Phyllis Magige, a jua kali artisan who works as liaison between the entrepreneurs and Gearbox says she gets encouraged when she sees young women showing interest in hardware development.
“When Machine-Ani started [in 2019], many people thought it was a [men’s] affair. For a long time, people assumed that men were the creators of the products, and women should be on the back seat doing marketing,” she says. One of the mandates of the space is to include as many people as possible, especially those who had been ignored in the past when it comes to hardware development.

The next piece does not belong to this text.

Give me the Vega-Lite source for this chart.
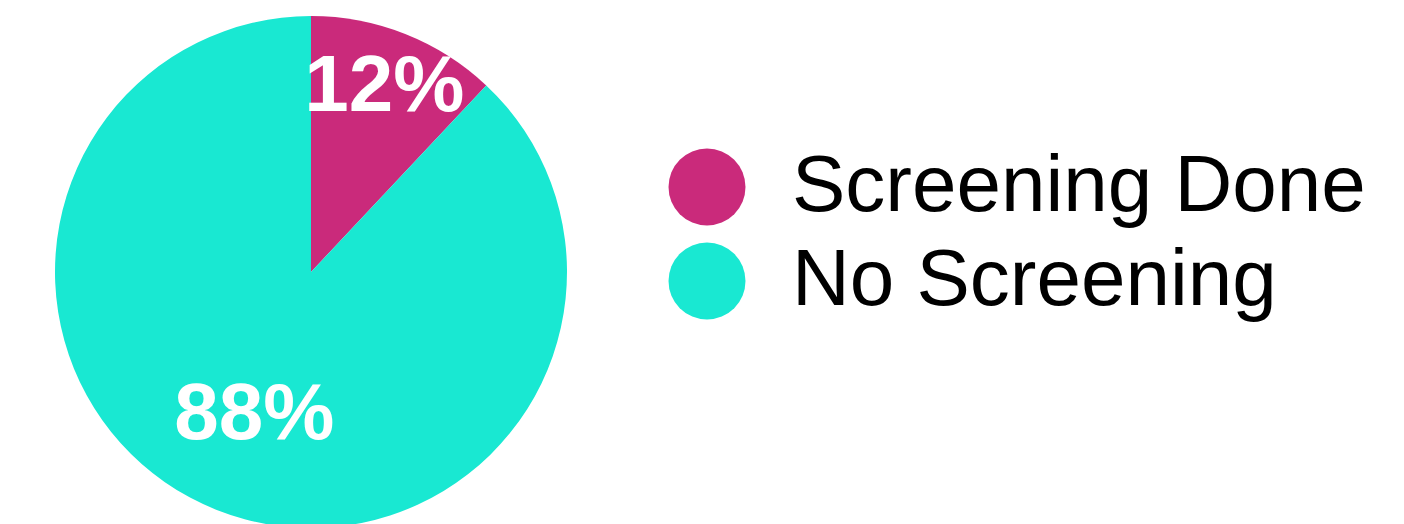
{
  "$schema": "https://vega.github.io/schema/vega-lite/v6.json",
  "width": 622,
  "height": 544,
  "padding": 0,
  "autosize": {"type": "pad"},
  "background": "white",
  "config": {"view": {"stroke": null}, "font": "Liberation Sans"},
  "data": {"values": [
    {"status": "Screening Done", "pct": 12, "label": "12%"},
    {"status": "No Screening", "pct": 88, "label": "88%"}
  ]},
  "encoding": {
    "theta": {"field": "pct", "type": "quantitative", "stack": true},
    "order": {"field": "pct", "type": "quantitative", "sort": "ascending"}
  },
  "layer": [
    {
      "mark": {"type": "arc", "outerRadius": 256, "stroke": null},
      "encoding": {
        "color": {
          "field": "status", "type": "nominal",
          "sort": ["Screening Done", "No Screening"],
          "scale": {"domain": ["Screening Done", "No Screening"], "range": ["#CA2A7B", "#19E8D2"]},
          "legend": {
            "title": null, "orient": "none", "legendX": 667, "legendY": 147,
            "symbolType": "circle", "symbolSize": 5929, "symbolStrokeWidth": 0,
            "labelFontSize": 80, "labelFont": "Liberation Sans", "labelColor": "#000000",
            "labelOffset": 45, "rowPadding": 14, "labelLimit": 800,
            "encode": {"labels": {"update": {"dy": {"value": 5}}}}
          }
        }
      }
    },
    {
      "mark": {"type": "text", "radius": {"expr": "datum.pct < 50 ? 199 : 154"}, "fontSize": 80, "fontWeight": "bold", "color": "white", "font": "Liberation Sans"},
      "encoding": {"text": {"field": "label"}}
    }
  ]
}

“I remember the first time I introduced myself as a welder, many people discouraged me. I was breastfeeding and they said the flames from the machines would dry up my ovaries,” says Caroline, while narrating the challenges she faced when she started out. She adds that even though the Machine-Ani project promises to bring more women into the world of technology, the focus still seems to be on men, and there are no campaigns by the organization that are tailored specifically for women.
“As a woman, trying to find your space in the workshop can be lonesome. I felt lost the first few days, because I was surrounded by men who constantly made me feel like I did not belong,” she says.
She also says the perception is still that Gearbox Machine-Ani was started by bourgeoisie engineers who went to school abroad, so there are customers who imagine that the items produced at the workshop, even by the jua kali artisans, are expensive.
“For some customers, the moment you mention that you made your items at Gearbox, they run away thinking they are expensive,” she says, adding that other than focusing only on creating hardware, the workshop should explore possibilities of teaching jua kali artisans how to use tools like social media to market their wares. Currently, the artisans take their finished products from the workshop and market them at jua kali centres around the city. Other times, they depend on others at Gearbox to spread the message to potential customers.
Members of the Jua Kali Association say they are now having conversations with the government on how they can start importing their products. Their focus is on upgrading products from small and medium enterprises to make them competitive in the global market.
“The global trend right now is on developing efficient and practical hardware. Something that serves more than one purpose. For instance, people are no longer just looking to buy a chair. They want a chair that can transform into a bed and also have extra storage,” says Phyllis. Part of the training that the jua kali artisans who go through at the workshop get is how they can make their products more competitive.
“It is exciting to see people who have been ignored for long finally getting the validation that the items they create and the jobs they do are important. Their passion is being reborn,” says Phyllis.
Gachigi started Gearbox with hopes that it will inspire people who had the desire to build their own hardware. Before the makerspace opened, a lot of focus was put on software development. Hardware development was assumed to be less prestigious and left mostly for jua kali artisans who did the bare minimum when it comes to creating competitive products.
It’s been a long time since 2011 and that outlook is slowly receding. They have gotten interest from different parts of the country and are sourcing for funding to open more workshops as well as satellite work spaces in rural areas where artisans such as carpenters, plumbers and others who are interested in hardware development can create their ideas.
“Jua kali was believed to be for people who did not go to school and could not get creative with the items they sold by the roadside. Now things are changing,” says Muteti. Their hope is that soon, the pandemic will be a thing of the past and they will get a steady demand for the products they have been creating. Until then, they hang on the hope that comes when they meet at the workshop.